Adelene Koh’s relationship with books began long before she founded dddots, her fine bookbinding service, in 2011. It stretches back to her childhood, where she found joy in making small booklets by assembling sheets of paper and experimenting with ways to staple, glue, or tie them together. “That instinct to construct a book was already there, even before I understood what bookbinding was,” she says.
This year marks a full-circle moment as Koh was shortlisted for the 2026 Loewe Foundation Craft Prize, the first Singaporean finalist since 2018. Established in 2016, this annual international award honours excellence and innovation in contemporary craftsmanship. It spotlights creators who merge traditional techniques with modern artistic concepts across mediums like ceramics, textiles, and wood, as envisioned by Loewe’s creative director Jonathan Anderson.
Koh, also a book artist and conservator based in Tainan, was among 30 finalists from 19 countries. A panel of experts evaluated more than 5,100 submissions from 133 countries and regions to select this year’s winners. The turning point in her life came in 2011, when she moved to New York and met a professional bookbinder. It showed her that bookbinding could be a viable career and that one could devote themselves fully to it.
Later, she trained in Tokyo under bookbinders Yamazaki Yo and Nishio Aya, an experience she considers formative. “It taught me a deep respect for craftsmanship, especially how traditional crafts are upheld and valued. I learnt discipline and attention to detail from that experience,” she says.
“My training with Mark Cockram in London later expanded my thinking. Throughout our relationship, he challenged me to think more openly, to translate ideas into physical forms, and to move beyond convention.”

Using paper, embroidery threads, and aluminium wire, her shortlisted work ‘Endless’ (2025) transformed traditional bookbinding elements into a meditative, circular form resembling a doughnut. The piece reinterpreted the endband—a structural, decorative element typically hidden in a book’s spine—as a continuous, meditative form.
Sewing around a single aluminium wire core using embroidery threads and the
front bead method, an 18th- and 19th-century English sewing technique, Koh integrated hand-folded and hand-cut pages formed into quires with additional folds along the fore-edge.

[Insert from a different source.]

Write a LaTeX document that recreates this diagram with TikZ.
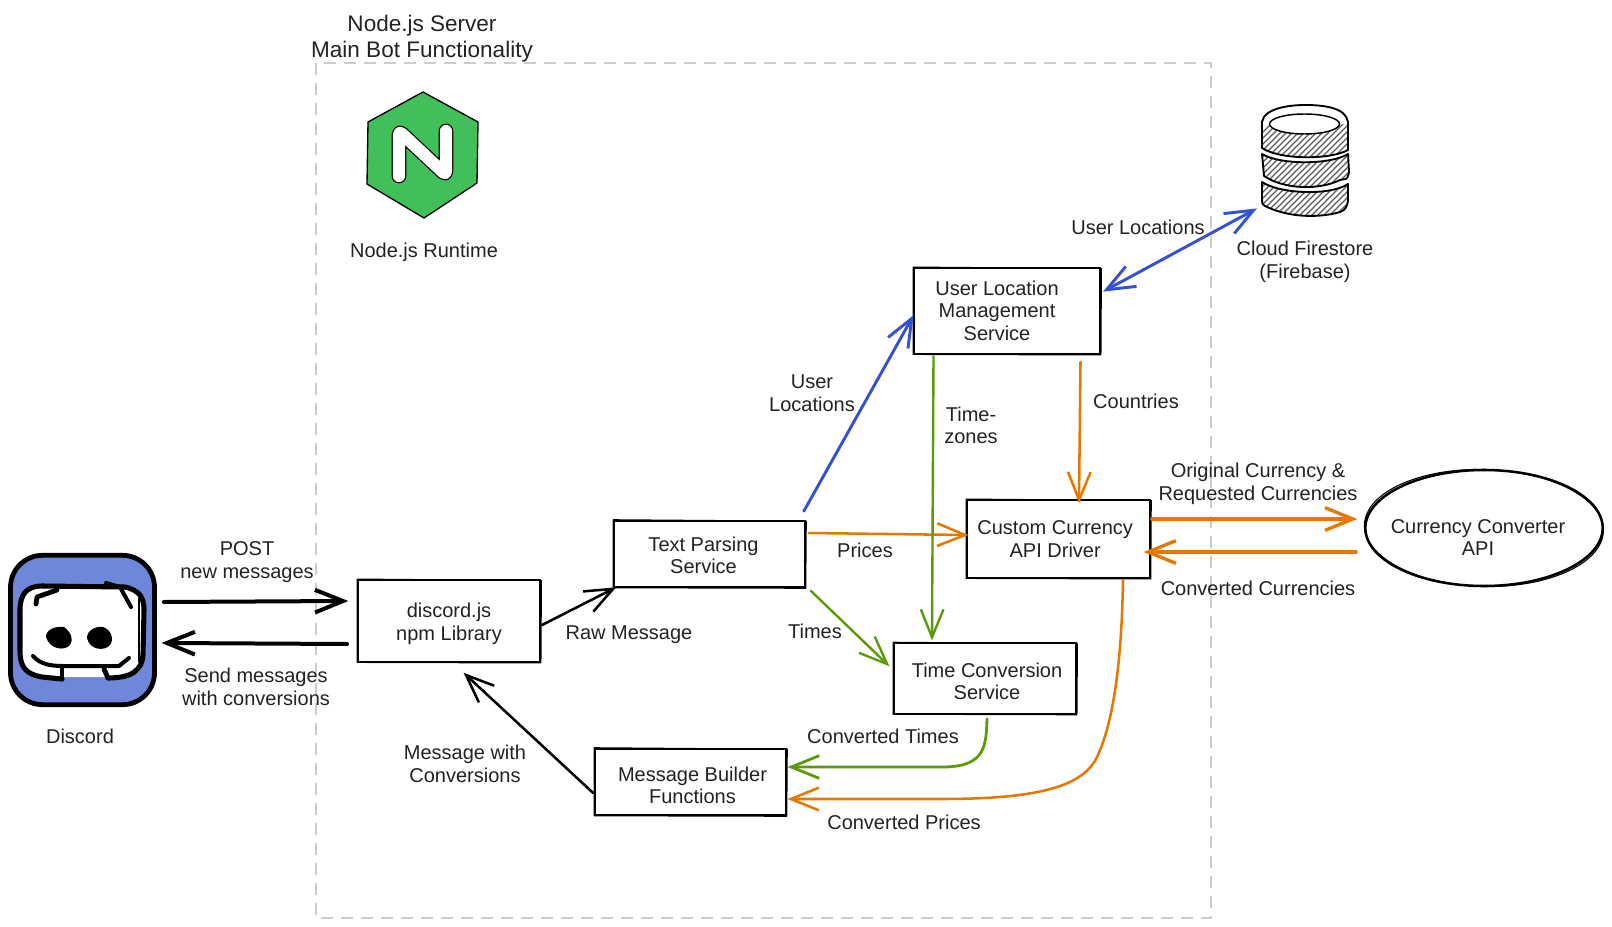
\documentclass[tikz,border=0pt]{standalone}
\usepackage{fontspec}
\setmainfont{Liberation Sans}
\usetikzlibrary{arrows.meta,calc,shapes.geometric}
\definecolor{txt}{HTML}{222222}
\definecolor{orng}{HTML}{E67800}
\definecolor{grn}{HTML}{5A9A0C}
\definecolor{blu}{HTML}{3551D1}
\definecolor{dashc}{HTML}{CCCCCC}
\definecolor{ngx}{HTML}{41BF5A}
\definecolor{dsc}{HTML}{6F87D8}
\newcommand{\boxtext}[3]{\hspace*{#1}\raisebox{#2}[0pt][0pt]{\begin{tabular}{@{}c@{}}#3\end{tabular}}}
\tikzset{
 x=0.75pt,y=-0.75pt,
 lbl/.style={font=\fontsize{15}{17}\selectfont,text=txt,align=center,inner sep=0pt},
 box/.style={draw=black,line width=1.7pt,fill=white,inner sep=0pt,outer sep=0pt,font=\fontsize{15}{17}\selectfont,text=txt,
   append after command={
     [every path/.style={}]
     \pgfextra{\draw[black,line width=.7pt,line join=round]
       ([shift={(-1,-1)}]\tikzlastnode.north west) -- ([shift={(1.5,0.5)}]\tikzlastnode.north east)
       -- ([shift={(1,1)}]\tikzlastnode.south east) -- ([shift={(-1,0.5)}]\tikzlastnode.south west) -- cycle;}
   }},
 barb/.style={-{Straight Barb[length=21pt,width=17pt]}},
 wire/.style={barb,line cap=round,shorten >=-2.5pt},
 bk/.style={wire,draw=black,line width=1.9pt},
 bkh/.style={wire,draw=black,line width=3pt},
 orl/.style={wire,draw=orng,line width=1.9pt},
 orh/.style={wire,draw=orng,line width=2.5pt},
 grl/.style={wire,draw=grn,line width=1.8pt},
 bll/.style={wire,draw=blu,line width=2.2pt},
}
\begin{document}
\begin{tikzpicture}
\useasboundingbox (0,0) rectangle (1612,927);
% container
\draw[dashc,line width=1.6pt,dash pattern=on 9pt off 6pt] (316,63) rectangle (1211,918);
\node[lbl,font=\fontsize{16.9}{19.5}\selectfont] at (422,39) {Node.js Server\\Main Bot Functionality};
% nginx logo
\draw[fill=ngx,draw=black,line width=1pt,line join=round] (423,92)--(478,122)--(477,183)--(424,218)--(367,184)--(368,122)--cycle;
\draw[black,line width=11pt,line cap=round,line join=round,rounded corners=3pt] (399,176)--(399,131)--(446,175)--(446,131);
\draw[white,line width=9.2pt,line cap=round,line join=round,rounded corners=3pt] (399,176)--(399,131)--(446,175)--(446,131);
\node[lbl] at (424,252) {Node.js Runtime};
% database
\newcommand{\secA}{(1262,122) .. controls (1264,108) and (1290,105) .. (1305,105) .. controls (1325,105) and (1346,108) .. (1348,122) -- (1348,150) .. controls (1330,160) and (1280,160) .. (1262,148) -- cycle}
\newcommand{\secB}{(1262,154) .. controls (1280,165) and (1330,165) .. (1348,154) -- (1349,172) .. controls (1347,182) and (1346,178) .. (1340,180) .. controls (1320,190) and (1285,190) .. (1264,176) -- cycle}
\newcommand{\secC}{(1262,182) .. controls (1280,194) and (1330,196) .. (1348,184) -- (1348,200) .. controls (1347,212) and (1340,212) .. (1332,214) .. controls (1310,218) and (1285,216) .. (1265,206) .. controls (1262,204) and (1262,203) .. (1262,200) -- cycle}
\begin{scope}
\clip \secA \secB \secC;
\foreach \i in {0,6,...,210} \draw[black!65,line width=0.9pt] (1170+\i,225)--(1170+\i+125,100);
\fill[white] (1255,100) rectangle (1355,124);
\end{scope}
\draw[black,line width=1.4pt,line join=round] \secA;
\draw[black,line width=1.4pt,line join=round] \secB;
\draw[black,line width=1.4pt,line join=round] \secC;
\draw[black,fill=white,line width=1.1pt] (1304.5,124) ellipse [x radius=35,y radius=10];
\node[lbl] at (1305,262) {Cloud Firestore\\(Firebase)};
\coordinate (dbtip) at (1254,210);
% discord
\node[draw=black,fill=dsc,line width=3.6pt,rounded corners=24pt,minimum width=108pt,minimum height=112pt,inner sep=0pt] (discord) at (82.5,630) {};
\path[fill=white] (19,610) .. controls (19,592) and (27,586) .. (40,586) -- (125,586) .. controls (138,586) and (144,592) .. (144,608) -- (144,655) .. controls (144,672) and (136,677) .. (120,677) -- (40,677) .. controls (26,677) and (19,670) .. (19,655) -- cycle;
\draw[black,line width=3.8pt,line cap=round,line join=round] (62,679) -- (42,677) .. controls (26,674) and (20,668) .. (20,650) -- (20,610) .. controls (20,594) and (27,586) .. (42,586) -- (125,587) .. controls (138,590) and (144,596) .. (144,610) -- (143,655) .. controls (142,670) and (132,678) .. (108,678);
\draw[black,line width=1.4pt] (139,598) -- (139,662);
\draw[black,line width=3.6pt,line cap=round,line join=round] (36,604) -- (37,597) -- (57,590);
\draw[black,line width=3pt,line cap=round,line join=round] (106,583) -- (120,587) -- (131,607);
\draw[black,line width=3pt,line cap=round,line join=round] (33,656) .. controls (40,664) and (50,666) .. (63,666) -- (119,666) -- (129,658);
\draw[black,line width=3.6pt,line cap=round] (62,667) -- (62,679);
\draw[black,line width=3.6pt,line cap=round] (104,669) -- (108,678);
\fill[black] (46,637) .. controls (46,629) and (56,626) .. (64,627) .. controls (71,632) and (74,640) .. (70,645) .. controls (65,651) and (50,650) .. (46,637) -- cycle;
\fill[black] (87,638) .. controls (87,630) and (96,626) .. (103,627) .. controls (112,630) and (114,640) .. (110,645) .. controls (105,651) and (90,651) .. (87,638) -- cycle;
\node[lbl] at (80,736) {Discord};
% boxes
\node[box,minimum width=136.5pt,minimum height=61.5pt] (dj) at (449,621) {\boxtext{0pt}{-6.05pt}{discord.js\\npm Library}};
\node[box,minimum width=143pt,minimum height=50pt] (tp) at (709.5,554) {\boxtext{-9pt}{-6.45pt}{Text Parsing\\Service}};
\node[box,minimum width=143pt,minimum height=50pt] (mb) at (690.5,782) {\boxtext{3pt}{-7.95pt}{Message Builder\\Functions}};
\node[box,minimum width=136.5pt,minimum height=53pt] (tc) at (985,678.5) {\boxtext{3pt}{-7.65pt}{Time Conversion\\Service}};
\node[box,minimum width=137pt,minimum height=58.5pt] (cc) at (1058.5,539) {\boxtext{-5pt}{-5.25pt}{Custom Currency\\API Driver}};
\node[box,minimum width=139.5pt,minimum height=64.5pt] (ul) at (1007,311) {\boxtext{-15pt}{-5.25pt}{User Location\\Management\\Service}};
\node[draw=black,fill=white,ellipse,line width=1.9pt,inner sep=0pt,minimum width=178pt,minimum height=87pt,font=\fontsize{15}{17}\selectfont,text=txt] (ce) at (1484,528) {\boxtext{-9pt}{-12.65pt}{Currency Converter\\API}};
\draw[black,line width=.8pt,rotate around={-1.5:(ce.center)}] (ce.center) ellipse [x radius=119.5,y radius=58.5];
% connectors
\draw[bkh] ($(discord.east)+(7,-28)$) -- ($(dj.west)+(-13,-20)$);
\draw[bkh] ($(dj.west)+(-11,23)$) -- ($(discord.east)+(8,13)$);
\draw[bk] ($(dj.east)+(2,4)$) -- ($(tp.south west)+(-1,1.5)$);
\draw[bk] ($(mb.west)+(-2,11)$) -- ($(dj.south)+(17,13)$);
\draw[bll] ($(tp.north east)+(-1,-9.5)$) -- ($(ul.west)+(-2,7)$);
\draw[bll,shorten <=-2.5pt,{Straight Barb[length=21pt,width=17pt]}-{Straight Barb[length=21pt,width=17pt]}] ($(ul.east)+(6,-21)$) -- (dbtip);
\draw[orl] ($(tp.east)+(4,-21)$) -- ($(cc.west)+(-2,-4)$);
\draw[orl] ($(ul.south)+(73.5,8)$) -- ($(cc.north)+(20.5,0)$);
\draw[grl] ($(tp.south east)+(6,3.5)$) -- ($(tc.west)+(-7,-14.5)$);
\draw[grl] ($(ul.south)+(-73.5,2)$) -- ($(tc.north)+(-53,-6)$);
\draw[grl,line width=2.1pt] ($(tc.south)+(2,5)$) .. controls (986,745) and (986,766) .. (945,767) -- ($(mb.east)+(5,-15)$);
\draw[orl] ($(cc.south)+(64.5,2)$) .. controls (1122,640) and (1117,715) .. (1097,757) .. controls (1082,789) and (1030,799) .. (940,799) -- ($(mb.east)+(5,17)$);
\draw[orh] ($(cc.east)+(2,-20)$) -- ($(ce.west)+(-10,-9)$);
\draw[orh] ($(ce.west)+(-8,24)$) -- ($(cc.east)+(-3,13)$);
% labels
\node[lbl] at (247,562) {POST\\new messages};
\node[lbl] at (256,687) {Send messages\\with conversions};
\node[lbl] at (1138,227) {User Locations};
\node[lbl] at (812,393) {User\\Locations};
\node[lbl] at (971,425.5) {Time-\\zones};
\node[lbl] at (1136,401) {Countries};
\node[lbl] at (1258,483.5) {Original Currency \&\\Requested Currencies};
\node[lbl] at (1258,588) {Converted Currencies};
\node[lbl] at (865,550) {Prices};
\node[lbl] at (815,631) {Times};
\node[lbl] at (629,635) {Raw Message};
\node[lbl] at (465,764) {Message with\\Conversions};
\node[lbl] at (883,736) {Converted Times};
\node[lbl] at (904,822) {Converted Prices};
\end{tikzpicture}
\end{document}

The process elevated a concealed binding element into a circular, architectural structure.
She chose to emphasise the endband because it is both decorative and often overlooked. “Unless you are paying close attention, it can easily go unnoticed. In terms of book structure, I have always thought of it as a quiet underdog.”
It is also one of her favourite parts of bookbinding. “There is something very meditative about the process, and I often want to keep going. The thickness of the book limits the length of the endband, so as I settle into its rhythm, it ends.”
In ‘Endless’ (2025), she extends that experience. Looping the book so that its end meets its beginning creates a continuous structure in which the endband does not end. In line with this year’s Loewe Foundation Craft Prize themes of tension and transformation, Koh applied a traditional endband technique unconventionally. Starting with loose individual quires instead of a fully stabilised text block, she sewed them onto the wire core.
This caused them to shift and resist, requiring constant adjustment. Securing them too firmly would have disrupted sewing, while the circular form required reimagining how a book could support itself, as it is not intended to loop back to its beginning.
This process involved a continual negotiation between control and movement, as well as between the material’s tendencies and the form’s demands. “By closing the book into a loop, ‘Endless’ transformed a familiar structure into something continuous, where the boundary between the beginning and end was no longer fixed.”
For Koh, the recognition provided an opportunity to reflect on her practice while engaging with an international craft community. “Being based in Tainan and outside of Singapore gave me some distance, and with that, a different perspective,” she says. In comparison to Singapore, Tainan’s slower pace allows her to explore her craft more deeply. “In addition, it allows me to stay with a process longer, without feeling the need to rush towards an outcome.”
She also finds meaning in the city’s coexistence of tradition and contemporary culture. “There is a sense of continuity rather than contrast, which has influenced how I think about my own work, how something rooted in tradition can still evolve.”
Her perspective has been further shaped by the city’s thriving craft ecosystem. “You see generations of craftspeople carrying on family practices, while others adapt them and reinterpret them. This has made me more aware that crafting is a living practice rather than a fixed activity,” she concludes.

Outstanding creativity & ingenuity
The Loewe Foundation revealed the winners of its 2026 Craft Prize, recognising outstanding creativity and ingenuity in modern craftsmanship, last month.
South Korean artist Jongjin Park received the top honour for ‘Strata of Illusion’ (2025), selected by an international jury featuring architect Frida Escobedo, designer Patricia Urquiola, curator Abraham Thomas, museum director Olivier Gabet, and Loewe creative directors Jack McCollough and Lazaro Hernandez.
Two special mentions were also awarded: one to Baba Tree Master Weavers and Álvaro Catalán de Ocón for ‘Frafra Tapestry’ (2024), and another to Graziano Visintin for ‘Collier’ (2025).
The shortlisted works are on view at National Gallery Singapore until 14 June this year.